В том, как меня воспитывали, не было религии, не было идеологии, не было должного образования, не было широчайшей культуры, характерной для образованных классов старой России, то есть я, конечно, не дитя белоэмигрантов, не прервавших традицию во всей её полноте. Но была живая, неразорванная ниточка мещанского бытия, скорее телесная, нежели духовная. Я буквально на клеточном уровне знаю, что такое жизнь до 17-го. Это совершенно не книжное знание.
Потому, что никаким книжным знанием не объяснить тот факт, что в 5 лет я потребовал у бабушки сделать мне белогвардейскую портупею, а у мамы дроздовский флаг с черепом и костями. В этой портупее и с этим флагом я вышел во двор, где был бит семилетним октябрёнком по фамилии Чехава, флаг мой был разорван и вбит в песок, каковое событие позже нашло отражение в песне «Последний воин мёртвой земли». Да, к чему я это всё. А, вспомнил!

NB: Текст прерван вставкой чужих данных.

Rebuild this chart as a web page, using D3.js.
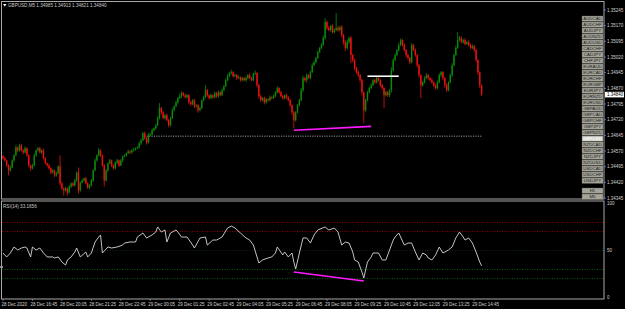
<!DOCTYPE html>
<html>
<head>
<meta charset="utf-8">
<script src="https://cdn.jsdelivr.net/npm/d3@7"></script>
<style>
  html, body { margin: 0; padding: 0; background: #000; }
  svg { display: block; }
  text { font-family: "Liberation Sans", Arial, sans-serif; }
</style>
</head>
<body>
<svg id="chart" width="625" height="309"></svg>
<script>
// GBPUSD M5 closes, in points above 1.34000
const closes = [
  535,525,501,477,491,525,549,587,573,597,573,563,583,549,501,487,501,549,573,583,
  563,573,535,511,501,487,467,477,453,463,496,415,391,381,391,371,400,415,405,429,
  467,381,419,429,439,415,395,405,429,477,525,549,573,549,501,429,477,511,525,501,
  487,515,525,501,525,544,549,559,568,563,573,578,583,587,607,621,655,631,611,645,
  650,669,679,693,727,775,755,727,741,717,693,727,765,784,803,823,832,847,837,827,
  837,803,794,813,784,789,765,775,813,827,861,837,823,837,827,847,832,851,837,861,
  880,909,928,943,947,928,933,919,923,909,919,909,919,933,919,909,938,943,885,832,
  813,823,803,818,813,827,823,832,851,871,851,832,823,837,827,813,789,755,717,755,
  789,813,861,919,909,933,919,947,981,995,1015,1043,1063,1077,1111,1187,1159,1149,1168,1139,
  1149,1159,1149,1163,1125,1091,1063,1091,1111,1029,1005,967,947,933,909,851,765,813,851,871,
  885,909,899,919,909,885,871,837,851,837,861,957,1005,1029,1053,1077,1101,1077,1053,1029,
  1015,995,1077,1053,1029,981,933,885,899,919,933,919,909,899,885,871,899,933,947,919,
  885,861,899,933,981,1029,1063,1101,1111,1091,1101,1082,1091,1077,1063,1072,1053,1005,947,885,
  840
];
const firstOpen = 545;
// wick lengths in points above/below the candle body
const wickUp = [
  5,8,4,6,10,5,7,12,4,8,6,5,9,4,6,3,8,10,5,7,
  6,4,8,5,3,7,5,6,4,8,5,53,6,4,8,5,7,4,6,9,
  5,24,6,8,4,7,5,6,8,5,10,6,12,5,4,6,8,5,7,4,
  6,5,8,4,7,5,6,4,9,5,6,8,4,5,7,10,6,8,5,12,
  6,8,5,7,10,24,6,8,5,9,6,7,10,5,8,6,12,8,5,7,
  6,4,8,5,7,6,5,9,4,8,24,6,5,8,4,7,6,9,5,8,
  6,8,10,7,12,5,8,6,9,4,7,6,8,5,10,6,7,12,4,6,
  8,5,7,6,4,9,5,8,6,10,5,7,6,4,8,5,6,4,7,5,
  6,8,10,12,6,9,5,8,10,7,6,8,5,9,12,19,8,10,6,9,
  8,72,10,6,9,5,8,12,6,10,5,7,6,8,5,6,4,7,8,6,
  9,5,8,6,10,5,7,4,6,8,5,15,10,8,6,12,8,5,9,6,
  7,5,10,6,8,5,6,4,7,8,10,6,5,8,4,7,9,10,6,5,
  6,8,5,7,10,8,12,38,10,8,6,9,7,10,6,8,5,6,4,5,
  4
];
const wickDn = [
  6,5,8,24,6,4,7,5,9,6,5,8,4,6,10,12,5,4,7,6,
  5,8,6,4,7,6,9,5,8,6,4,10,8,24,6,15,5,8,6,4,
  7,14,6,5,8,4,6,9,5,7,4,6,5,8,6,29,5,7,4,8,
  6,5,7,8,4,10,5,6,4,8,5,6,7,4,5,8,4,6,10,5,
  4,6,5,8,4,6,10,5,7,6,9,5,4,6,5,7,4,8,6,5,
  7,10,8,5,9,6,12,5,4,6,5,8,6,4,7,5,8,6,5,4,
  5,4,6,5,8,6,5,9,4,7,6,5,8,6,5,4,6,5,10,12,
  8,6,10,7,8,5,6,4,5,6,8,5,7,6,9,5,8,12,38,6,
  5,6,4,10,8,12,5,6,4,5,6,5,4,6,5,8,10,6,8,5,
  6,5,8,7,10,12,15,6,8,38,10,12,8,9,10,14,62,10,6,5,
  6,5,8,6,7,9,8,62,6,8,10,12,6,5,4,6,5,8,6,9,
  8,10,6,5,8,10,12,62,8,6,5,8,6,7,9,8,6,5,8,10,
  12,8,6,5,8,6,5,4,6,5,8,6,5,7,6,5,8,10,12,14,
  6
];

// RSI(14)
const rsiBars = [0,2,4,6,8,10,12,13,15,16,18,20,22,24,27,28,30,32,34,35,37,39,40,42,45,46,48,50,52,53,54,57,59,62,65,66,69,72,73,76,78,81,83,84,86,88,89,91,94,95,97,100,103,104,107,110,111,114,116,119,122,124,126,129,132,134,136,138,139,141,144,146,148,149,152,153,155,157,158,159,161,163,165,167,169,171,175,177,180,182,184,186,188,190,191,193,195,196,198,200,201,204,206,208,209,212,213,215,218,220,222,224,226,228,230,231,233,235,237,239,242,244,246,248,250,251,253,255,257,259,260];
const rsiValues = [46.8,42.6,46.8,53.2,50,52.1,53.2,52.1,42.6,53.2,50,52.1,46.8,42.6,42.6,41.5,42.6,37.2,34,39.4,42.6,47.9,52.1,42.6,47.9,42.6,46.8,58.5,63.8,66,46.8,53.2,52.1,53.2,55.3,57.4,58.5,58.5,63.8,68.1,62.8,66,69.1,74.5,69.1,71.3,58.5,68.1,71.3,69.1,63.8,63.8,55.3,52.1,62.8,63.8,55.3,60.6,60.6,63.8,73.4,75.5,73.4,68.1,62.8,60.6,55.3,42.6,36.2,39.4,41.5,42.6,46.8,53.2,44.7,47.9,42.6,46.8,37.2,29.8,46.8,62.8,62.8,57.4,66,71.3,74.5,71.3,73.4,69.1,55.3,58.5,57.4,47.9,39.4,37.2,26.6,20.2,37.2,42.6,46.8,46.8,39.4,39.4,44.7,60.6,63.8,68.1,55.3,57.4,57.4,47.9,39.4,46.8,44.7,41.5,39.4,44.7,53.2,46.8,50,53.2,62.8,69.1,63.8,60.6,62.8,57.4,47.9,37.2,33.17];
const rsiLevels = [80, 70, 50, 30, 20];

const priceTicks = [1.35245, 1.35170, 1.35095, 1.35020, 1.34945, 1.34870, 1.34795, 1.34720, 1.34645, 1.34570, 1.34495, 1.34420, 1.34345];
const lastPrice = 1.34840;
const timeBars = [0,16,32,48,64,80,96,112,128,144,160,176,192,208,224,240,256];
const timeLabels = ["28 Dec 2020","28 Dec 16:45","28 Dec 20:05","28 Dec 21:25","28 Dec 22:45","29 Dec 00:05","29 Dec 01:25","29 Dec 02:45","29 Dec 04:05","29 Dec 05:25","29 Dec 06:45","29 Dec 08:05","29 Dec 09:25","29 Dec 10:45","29 Dec 12:05","29 Dec 13:25","29 Dec 14:45"];
const symbols = ["AUDCAD","AUDCHF","AUDJPY","AUDNZD","AUDUSD","CADCHF","CADJPY","CHFJPY","EURAUD","EURCAD","EURCHF","EURGBP","EURJPY","EURNZD","EURUSD","GBPAUD","GBPCAD","GBPCHF","GBPJPY","GBPNZD","GBPUSD","NZDCAD","NZDCHF","NZDJPY","NZDUSD","USDCAD","USDCHF","USDJPY","H1","M5"];
const header = "GBPUSD,M5  1.34985 1.34913 1.34821 1.34840";
const rsiTitle = "RSI(14) 33.1656";

// drawn objects (bar index / price)
const supportPrice = 1.34641, supportFrom = 78;
const resistPrice = 1.34928, resistBars = [198, 215];
const divPriceBars = [158, 200], divPrices = [1.34669, 1.34688];
const divRsiBars = [158, 196], divRsiValues = [26.6, 17];

const svg = d3.select("#chart");
const W = 625, H = 309;
const axisX = 604;

svg.append("rect").attr("width", W).attr("height", H).attr("fill", "#000");

// Scales
let x = d3.scaleLinear().domain([0, 260]).range([3, 481.6]);
let y = d3.scaleLinear().domain([1.34345, 1.35245]).range([198, 10]);
let rsiY = d3.scaleLinear().domain([0, 100]).range([297, 203]);
const pt = v => 1.34 + v / 100000;

// Build candles
let candles = closes.map((c, i) => {
    let open = i === 0 ? firstOpen : closes[i - 1];
    let hi = Math.max(open, c) + (wickUp[i] || 0);
    let lo = Math.min(open, c) - (wickDn[i] || 0);
    return { i: i, open: pt(open), close: pt(c), high: pt(hi), low: pt(lo), up: c >= open };
});

let main = svg.append("g");

// support dotted line
main.append("line")
    .attr("x1", x(supportFrom)).attr("x2", x(260))
    .attr("y1", y(supportPrice)).attr("y2", y(supportPrice))
    .attr("stroke", "#9a9a9a").attr("stroke-width", 1)
    .attr("stroke-dasharray", "1.2,1.2");

// Candles
const bull = "#0a8c0a", bear = "#f01010";
main.append("g")
    .selectAll("line")
    .data(candles)
    .enter()
    .append("line")
    .attr("x1", d => x(d.i)).attr("x2", d => x(d.i))
    .attr("y1", d => y(d.high)).attr("y2", d => y(d.low))
    .attr("stroke", d => d.up ? bull : bear)
    .attr("stroke-width", 0.8);

main.append("g")
    .selectAll("rect")
    .data(candles)
    .enter()
    .append("rect")
    .attr("x", d => x(d.i) - 0.7)
    .attr("width", 1.4)
    .attr("y", d => y(Math.max(d.open, d.close)))
    .attr("height", d => Math.max(0.8, Math.abs(y(d.open) - y(d.close))))
    .attr("fill", d => d.up ? bull : bear);

// resistance (white) and divergence (magenta)
main.append("line")
    .attr("x1", x(resistBars[0])).attr("x2", x(resistBars[1]))
    .attr("y1", y(resistPrice)).attr("y2", y(resistPrice))
    .attr("stroke", "#fff").attr("stroke-width", 1.6);

main.append("line")
    .attr("x1", x(divPriceBars[0])).attr("x2", x(divPriceBars[1]))
    .attr("y1", y(divPrices[0])).attr("y2", y(divPrices[1]))
    .attr("stroke", "#ff1aff").attr("stroke-width", 1.6);

// RSI panel
let rsiG = svg.append("g");
rsiG.selectAll("line.level")
    .data(rsiLevels)
    .enter()
    .append("line")
    .attr("class", "level")
    .attr("x1", 2).attr("x2", axisX)
    .attr("y1", d => Math.round(rsiY(d)) + 0.5).attr("y2", d => Math.round(rsiY(d)) + 0.5)
    .attr("stroke", d => d > 50 ? "#900000" : (d === 50 ? "#0c260c" : "#075807"))
    .attr("stroke-width", 1)
    .attr("stroke-dasharray", "1,1.5");

let rsiLine = d3.line()
    .x((d, k) => x(rsiBars[k]))
    .y(d => rsiY(d));

rsiG.append("path")
    .datum(rsiValues)
    .attr("d", rsiLine)
    .attr("fill", "none")
    .attr("stroke", "#d8d8d8")
    .attr("stroke-width", 0.9);

rsiG.append("line")
    .attr("x1", x(divRsiBars[0])).attr("x2", x(divRsiBars[1]))
    .attr("y1", rsiY(divRsiValues[0])).attr("y2", rsiY(divRsiValues[1]))
    .attr("stroke", "#ff1aff").attr("stroke-width", 1.6);

rsiG.append("text")
    .attr("x", 3).attr("y", 208)
    .attr("font-size", 4.6).attr("fill", "#c8c8c8")
    .text(rsiTitle);

rsiG.append("rect").attr("x", 0.5).attr("y", 266).attr("width", 2).attr("height", 2).attr("fill", "#fff");

// Frames
const frame = "#a8a8a8";
svg.append("rect").attr("x", 1.5).attr("y", 1.5).attr("width", axisX - 1.5).attr("height", 197.5)
    .attr("fill", "none").attr("stroke", frame).attr("stroke-width", 1);
svg.append("rect").attr("x", 1.5).attr("y", 201).attr("width", axisX - 1.5).attr("height", 98)
    .attr("fill", "none").attr("stroke", frame).attr("stroke-width", 1);

// Header
svg.append("path").attr("d", "M3,4 L6.5,4 L4.75,6.5 Z").attr("fill", "#fff");
svg.append("text")
    .attr("x", 8).attr("y", 7)
    .attr("font-size", 4.6).attr("fill", "#c8c8c8")
    .text(header);

// Symbol buttons
let btn = svg.append("g")
    .selectAll("g")
    .data(symbols)
    .enter()
    .append("g")
    .attr("transform", (d, k) => `translate(582, ${16 + k * 6 + (k >= 28 ? 4 : 0)})`);

btn.append("rect")
    .attr("width", 21).attr("height", 5.4)
    .attr("fill", d => d === "GBPUSD" ? "#d4d4d0" : "#a4a49a")
    .attr("stroke", "#5a5a52").attr("stroke-width", 0.4);

btn.append("text")
    .attr("x", 10.5).attr("y", 4.3)
    .attr("text-anchor", "middle")
    .attr("font-size", 4.4)
    .attr("fill", d => d === "GBPUSD" ? "#ffffff" : "#1a1a1a")
    .text(d => d);

// Price axis
let pAxis = svg.append("g");
pAxis.selectAll("text")
    .data(priceTicks)
    .enter()
    .append("text")
    .attr("x", 607).attr("y", d => y(d) + 1.6)
    .attr("font-size", 4.5).attr("fill", "#d0d0d0")
    .text(d => d.toFixed(5));
pAxis.selectAll("line")
    .data(priceTicks)
    .enter()
    .append("line")
    .attr("x1", axisX).attr("x2", axisX + 2)
    .attr("y1", d => y(d)).attr("y2", d => y(d))
    .attr("stroke", frame).attr("stroke-width", 0.6);

pAxis.append("rect")
    .attr("x", 605).attr("y", y(lastPrice) - 2.8)
    .attr("width", 19).attr("height", 5.6).attr("fill", "#fff");
pAxis.append("text")
    .attr("x", 607).attr("y", y(lastPrice) + 1.6)
    .attr("font-size", 4.5).attr("fill", "#000")
    .text(lastPrice.toFixed(5));

// RSI axis
let rAxis = svg.append("g");
rAxis.selectAll("text")
    .data([100, 50, 0])
    .enter()
    .append("text")
    .attr("x", 607).attr("y", d => rsiY(d) + 1.8)
    .attr("font-size", 4.5).attr("fill", "#d0d0d0")
    .text(d => d);

// Time axis
let tAxis = svg.append("g");
tAxis.selectAll("text")
    .data(timeLabels)
    .enter()
    .append("text")
    .attr("x", (d, k) => k === 0 ? 1.5 : x(timeBars[k]) - 2)
    .attr("y", 306)
    .attr("font-size", 4.5).attr("fill", "#d0d0d0")
    .text(d => d);
tAxis.selectAll("line")
    .data(timeBars)
    .enter()
    .append("line")
    .attr("x1", d => x(d)).attr("x2", d => x(d))
    .attr("y1", 299).attr("y2", 301)
    .attr("stroke", frame).attr("stroke-width", 0.6);
</script>
</body>
</html>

Колчак, Краснов, Унгерн. Ну, разумеется. Не Дзержинский же с Троцким, право!
А.Ч.: Я знаю, что вам нравится Пелевин. Что именно вам близко в его книгах – социально-политическая диагностика, популяризация буддизма, чувство юмора? Кого из современных авторов вы еще выделяете? Какая книга была у вас с собой в сибирских поездах?

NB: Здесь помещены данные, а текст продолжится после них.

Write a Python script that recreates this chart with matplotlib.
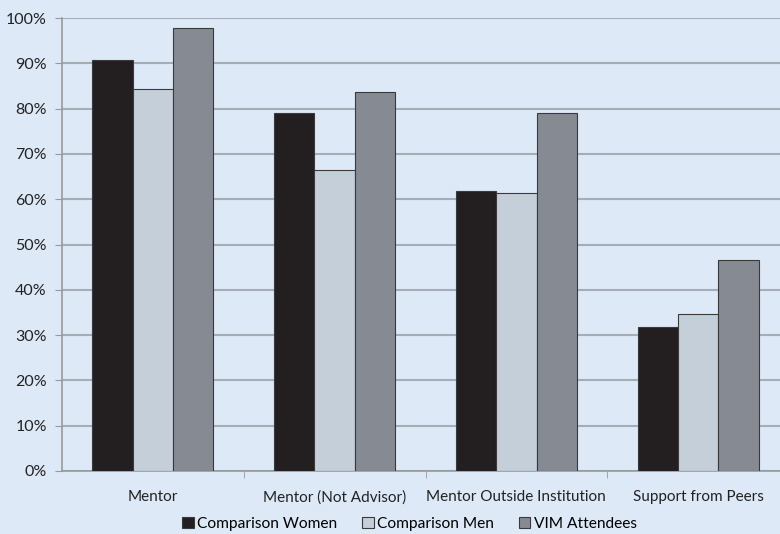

С.К.: Выделить, кроме Пелевина, категорически некого. Он умный, а все прочие дураки. Пусть и начитанные. И ещё он во всём прав, и я в этом не виноват. Он просто не оставляет выбора. Приходится его любить. При чем он как-то так во всём прав, что это не раздражает. Вот, например, Коэльо тоже во всём прав человек, но почему-то ему за эту правоту неукротимо хочется дать по морде. И чем больше он прав, тем больше хочется, и может быть даже с ноги. А Пелевину совершенно не хочется, да и вряд ли получится, он же каратист, сам кому хочешь по морде даст.